We returned by the Yr Aran route- which runs along a ridge to the West.. Top of which are ice shattered rocks that look like broken bottles, they were sharp to the touch also. This ridge was narrower giving spectacular views over both sides. An excellent way to return- highly recommended. Well worth the seven hours spent up there.
She was such a good dog I bought a tin of her favourite dog-food on the way back.
Pat on the head.
Cader Idris: Milky skies, clearing and getting warmer. This is an easier climb from the Dolgellau route. the land is a different kind, rounded bolders mixed with peat. There were strange dark holes between some of the rocks, giving the impression that the whole mountain was a pile of bolders. Some moved and knocked as you step over them- at times quite disconcerting.
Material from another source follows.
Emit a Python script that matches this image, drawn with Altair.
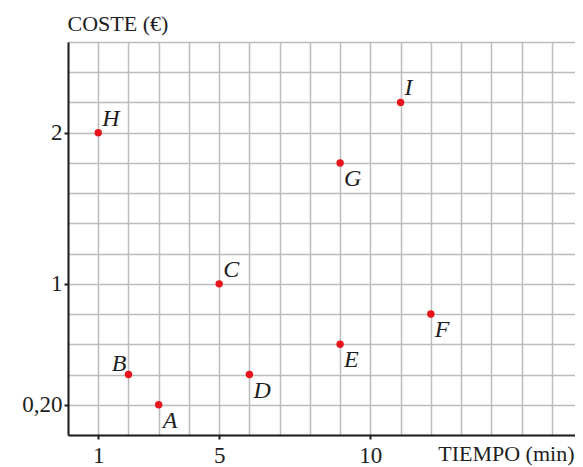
import altair as alt
import pandas as pd

labels = ["A", "B", "C", "D", "E", "F", "G", "H", "I"]
tiempo = [3, 2, 5, 6, 9, 12, 9, 1, 11]
coste = [0.2, 0.4, 1.0, 0.4, 0.6, 0.8, 1.8, 2.0, 2.2]

x_grid = list(range(0, 18))
y_grid = [round(i * 0.2, 1) for i in range(0, 14)]
x_ticks = [1, 5, 10]
y_ticks = [0.2, 1, 2]

df = pd.DataFrame({"label": labels, "tiempo": tiempo, "coste": coste})

below_right = ["A", "D", "E", "F", "G"]
above_right = ["C", "H", "I"]
above_left = ["B"]

FONT = "Liberation Serif"
INK = "#1e1e1e"

x_test = " || ".join(f"datum.value == {v}" for v in x_ticks)
y_test = " || ".join(f"datum.value == {v}" for v in y_ticks)

x_enc = alt.X(
    "tiempo:Q",
    scale=alt.Scale(domain=[0, 17], nice=False, zero=False, range=[0, 514]),
    axis=alt.Axis(
        values=x_grid,
        tickCount=len(x_grid),
        grid=True,
        gridColor="#bcbcbc",
        gridWidth=1.5,
        domainColor=INK,
        domainWidth=2,
        tickColor=INK,
        tickWidth=2,
        tickSize=4,
        tickOpacity={"condition": {"test": x_test, "value": 1}, "value": 0},
        labelExpr=f"({x_test}) ? datum.label : ''",
        labelFont=FONT,
        labelFontSize=23,
        labelColor=INK,
        labelPadding=5,
        labelFlush=False,
        labelOverlap=False,
        title="TIEMPO (min)",
        titleFont=FONT,
        titleFontSize=22,
        titleFontWeight="normal",
        titleColor=INK,
        titleAlign="right",
        titleAnchor="end",
        titleBaseline="alphabetic",
        titleX=506,
        titleY=25,
    ),
)

y_enc = alt.Y(
    "coste:Q",
    scale=alt.Scale(domain=[0, 2.6], nice=False, zero=False),
    axis=alt.Axis(
        values=y_grid,
        tickCount=len(y_grid),
        grid=True,
        gridColor="#bcbcbc",
        gridWidth=1.5,
        domainColor=INK,
        domainWidth=2,
        tickColor=INK,
        tickWidth=2,
        tickSize=4,
        tickOpacity={"condition": {"test": y_test, "value": 1}, "value": 0},
        labelExpr="datum.value == 0.2 ? '0,20' : (datum.value == 1 ? '1' : (datum.value == 2 ? '2' : ''))",
        labelFont=FONT,
        labelFontSize=23,
        labelColor=INK,
        labelPadding=2,
        labelFlush=False,
        labelOverlap=False,
        title="COSTE (€)",
        titleFont=FONT,
        titleFontSize=22,
        titleFontWeight="normal",
        titleColor=INK,
        titleAngle=0,
        titleAlign="left",
        titleBaseline="alphabetic",
        titleX=-1,
        titleY=-12,
    ),
)

base = alt.Chart(df)

points = base.mark_point(filled=True, size=55, color="#e8141c", opacity=1).encode(x=x_enc, y=y_enc)

def lab(names, dx, dy, align):
    return base.transform_filter(
        alt.FieldOneOfPredicate(field="label", oneOf=names)
    ).mark_text(
        font=FONT, fontSize=24, fontStyle="italic", color=INK,
        dx=dx, dy=dy, align=align, baseline="alphabetic",
    ).encode(x=x_enc, y=y_enc, text="label:N")

chart = alt.layer(
    points,
    lab(below_right, 4, 23, "left"),
    lab(above_right, 4, -7, "left"),
    lab(above_left, -2, -4, "right"),
).properties(
    width=507,
    height=393,
    autosize=alt.AutoSizeParams(type="none"),
    padding={"left": 60, "top": 34, "right": 0, "bottom": 32},
).configure_view(stroke=None)

chart.save("out.html", embed_options={"renderer": "svg", "actions": False})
The descent was a different matter. After searching for the turning on the north face, I was looking for the “Fox track” eventually it was obvious because a young family had already started going down. That route wasn’t as clear since it weaved through a scree slope which turned out to be very treacherous by half-way. The bolders were loose, and often moved as you put weight on them. Many of them would fall , roll and bounce downhill on the 1:4+. I really took my time on this- even Rosie was wary, standing to look ahead for the path at times. We took nearly an hour to get down that slope. I was so relieved when we reached the grassy flatter land below. Paths are harder to find here, and my map wasn’t good enough- only 1:50,000 which doesn’t give enough detail. That meant taking a wrong route and finding a correction by following sheep trails in the grassy heather.
Finally, I got home on time for the dinner appointment, elated, refreshed and feeling generally clean inside. I still smile now ehen I remember details; on a good day, Wales is as awe-inspiring and sublime as the Mediteranian.